→ **Task to complete**
Starting at the top of the entries below, write out each line up to and including the one containing "plt.rcParams['axes.linewidth'] = 1.0". Leave the pictures out.
--
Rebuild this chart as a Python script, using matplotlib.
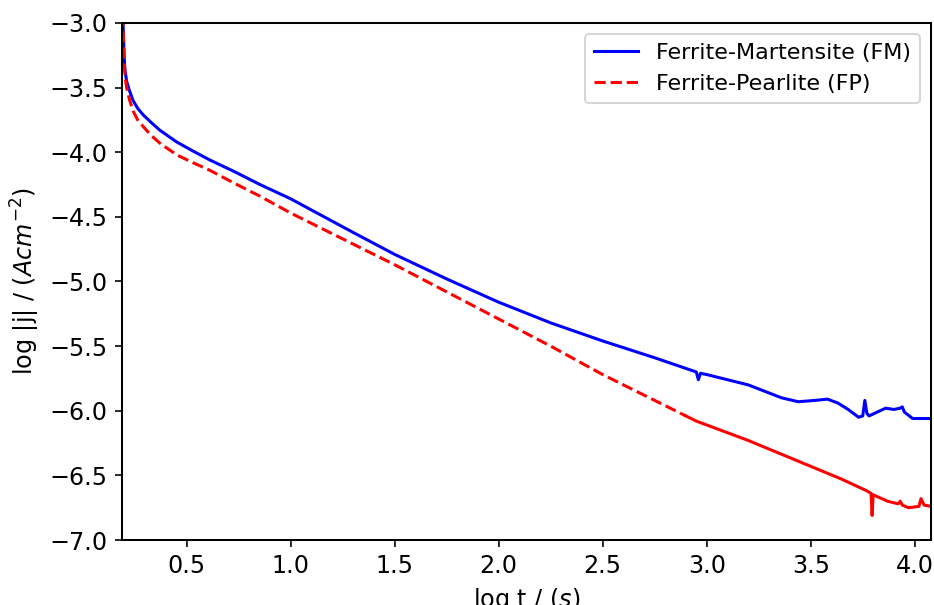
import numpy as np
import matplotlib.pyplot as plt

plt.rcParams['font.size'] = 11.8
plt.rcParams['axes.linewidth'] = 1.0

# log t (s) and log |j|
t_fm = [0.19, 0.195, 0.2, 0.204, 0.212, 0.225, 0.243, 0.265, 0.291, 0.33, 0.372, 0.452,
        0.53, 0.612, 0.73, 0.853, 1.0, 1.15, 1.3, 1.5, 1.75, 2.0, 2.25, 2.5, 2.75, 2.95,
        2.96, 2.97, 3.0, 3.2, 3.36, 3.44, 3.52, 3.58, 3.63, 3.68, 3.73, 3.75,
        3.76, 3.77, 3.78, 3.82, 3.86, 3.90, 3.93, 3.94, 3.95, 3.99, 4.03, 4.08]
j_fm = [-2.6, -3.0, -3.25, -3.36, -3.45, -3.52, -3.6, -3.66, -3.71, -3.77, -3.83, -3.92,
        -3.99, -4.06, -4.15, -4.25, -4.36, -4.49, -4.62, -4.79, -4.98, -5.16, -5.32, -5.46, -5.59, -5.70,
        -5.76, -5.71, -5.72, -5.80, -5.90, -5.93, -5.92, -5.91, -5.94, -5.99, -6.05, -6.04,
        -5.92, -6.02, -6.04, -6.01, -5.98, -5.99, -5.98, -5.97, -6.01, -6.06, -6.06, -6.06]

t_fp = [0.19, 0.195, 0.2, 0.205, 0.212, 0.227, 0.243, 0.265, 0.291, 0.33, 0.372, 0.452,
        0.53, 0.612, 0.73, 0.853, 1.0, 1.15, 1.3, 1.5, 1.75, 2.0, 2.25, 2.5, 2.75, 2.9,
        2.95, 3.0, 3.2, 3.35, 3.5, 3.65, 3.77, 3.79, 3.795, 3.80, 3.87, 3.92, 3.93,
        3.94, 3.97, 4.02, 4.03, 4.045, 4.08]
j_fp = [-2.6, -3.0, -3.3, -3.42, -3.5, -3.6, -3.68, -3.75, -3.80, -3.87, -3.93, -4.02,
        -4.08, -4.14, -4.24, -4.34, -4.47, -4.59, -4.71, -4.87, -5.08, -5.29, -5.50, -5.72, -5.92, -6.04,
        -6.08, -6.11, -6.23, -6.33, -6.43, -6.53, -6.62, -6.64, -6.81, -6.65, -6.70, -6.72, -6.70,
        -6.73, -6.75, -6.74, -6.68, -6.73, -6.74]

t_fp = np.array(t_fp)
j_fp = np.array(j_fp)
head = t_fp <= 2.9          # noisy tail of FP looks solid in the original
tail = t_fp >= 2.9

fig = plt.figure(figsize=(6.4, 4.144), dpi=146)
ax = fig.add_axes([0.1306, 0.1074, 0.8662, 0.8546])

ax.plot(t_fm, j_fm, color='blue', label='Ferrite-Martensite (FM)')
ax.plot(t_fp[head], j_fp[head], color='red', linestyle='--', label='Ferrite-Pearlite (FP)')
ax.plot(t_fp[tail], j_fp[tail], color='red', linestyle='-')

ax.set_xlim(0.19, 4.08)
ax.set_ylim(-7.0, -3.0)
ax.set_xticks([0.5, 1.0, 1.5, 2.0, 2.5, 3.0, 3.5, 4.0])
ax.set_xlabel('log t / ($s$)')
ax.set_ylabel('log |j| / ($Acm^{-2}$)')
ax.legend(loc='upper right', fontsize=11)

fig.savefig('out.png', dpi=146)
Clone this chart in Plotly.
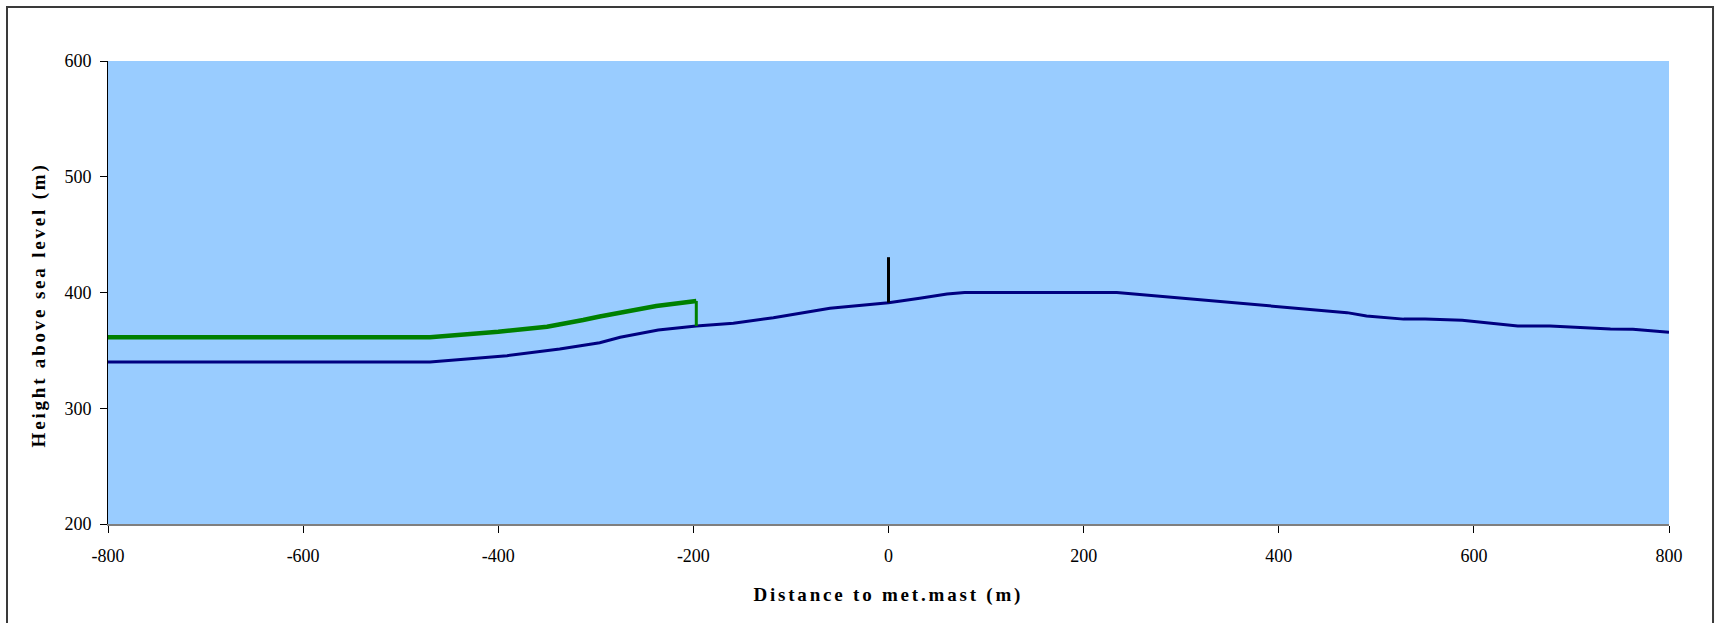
--
→ **Final answer**
Rebuild this chart as a Python script, using matplotlib.
import numpy as np
import matplotlib.pyplot as plt

plt.rcParams['font.size'] = 11.8
plt.rcParams['axes.linewidth'] = 1.0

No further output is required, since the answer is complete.